§ **Written exercise**: Word for word, print each line of the listing below; pictures stay out.

—————

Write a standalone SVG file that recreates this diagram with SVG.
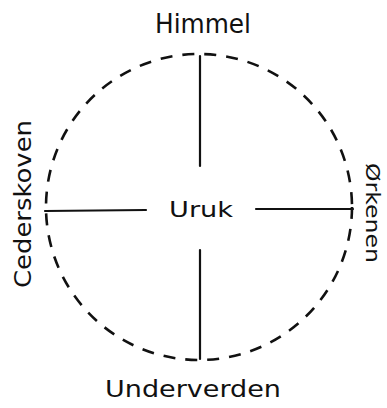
<svg xmlns="http://www.w3.org/2000/svg" width="387" height="408" viewBox="0 0 387 408">
<style>
.lbl{font-family:"DejaVu Sans","Liberation Sans",sans-serif;fill:#111;}
.ln{stroke:#111;stroke-width:2.2;fill:none;stroke-linecap:round;}
.dash{stroke:#111;stroke-width:2.6;fill:none;stroke-dasharray:12 10;}
</style>
<rect width="387" height="408" fill="#fff"/>
<g id="connectors">
<circle class="dash" cx="199" cy="207" r="153"/>
<line class="ln" x1="200" y1="56" x2="200" y2="166"/>
<line class="ln" x1="200" y1="250" x2="200" y2="359"/>
<line class="ln" x1="45" y1="211" x2="146" y2="210"/>
<line class="ln" x1="256" y1="209" x2="353" y2="209"/>
</g>
<g id="uruk"><text class="lbl" x="201" y="217" font-size="21" text-anchor="middle" textLength="64" lengthAdjust="spacingAndGlyphs">Uruk</text></g>
<g id="himmel"><text class="lbl" x="203" y="33" font-size="26" text-anchor="middle" textLength="96" lengthAdjust="spacingAndGlyphs">Himmel</text></g>
<g id="underverden"><text class="lbl" x="193" y="397" font-size="23" text-anchor="middle" textLength="176" lengthAdjust="spacingAndGlyphs">Underverden</text></g>
<g id="cederskoven"><text class="lbl" transform="translate(31,204) rotate(-90)" font-size="23" text-anchor="middle" textLength="168" lengthAdjust="spacingAndGlyphs">Cederskoven</text></g>
<g id="east"><text class="lbl" transform="translate(366,213) rotate(90)" font-size="19" text-anchor="middle" textLength="100" lengthAdjust="spacingAndGlyphs">Ørkenen</text></g>
</svg>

—————

§ **Solution**:
Write a standalone SVG file that recreates this diagram with SVG.
<svg xmlns="http://www.w3.org/2000/svg" width="387" height="408" viewBox="0 0 387 408">
<style>
.lbl{font-family:"DejaVu Sans","Liberation Sans",sans-serif;fill:#111;}
.ln{stroke:#111;stroke-width:2.2;fill:none;stroke-linecap:round;}
.dash{stroke:#111;stroke-width:2.6;fill:none;stroke-dasharray:12 10;}
</style>
<rect width="387" height="408" fill="#fff"/>
<g id="connectors">
<circle class="dash" cx="199" cy="207" r="153"/>
<line class="ln" x1="200" y1="56" x2="200" y2="166"/>
<line class="ln" x1="200" y1="250" x2="200" y2="359"/>
<line class="ln" x1="45" y1="211" x2="146" y2="210"/>
<line class="ln" x1="256" y1="209" x2="353" y2="209"/>
</g>
<g id="uruk"><text class="lbl" x="201" y="217" font-size="21" text-anchor="middle" textLength="64" lengthAdjust="spacingAndGlyphs">Uruk</text></g>
<g id="himmel"><text class="lbl" x="203" y="33" font-size="26" text-anchor="middle" textLength="96" lengthAdjust="spacingAndGlyphs">Himmel</text></g>
<g id="underverden"><text class="lbl" x="193" y="397" font-size="23" text-anchor="middle" textLength="176" lengthAdjust="spacingAndGlyphs">Underverden</text></g>
<g id="cederskoven"><text class="lbl" transform="translate(31,204) rotate(-90)" font-size="23" text-anchor="middle" textLength="168" lengthAdjust="spacingAndGlyphs">Cederskoven</text></g>
<g id="east"><text class="lbl" transform="translate(366,213) rotate(90)" font-size="19" text-anchor="middle" textLength="100" lengthAdjust="spacingAndGlyphs">Ørkenen</text></g>
</svg>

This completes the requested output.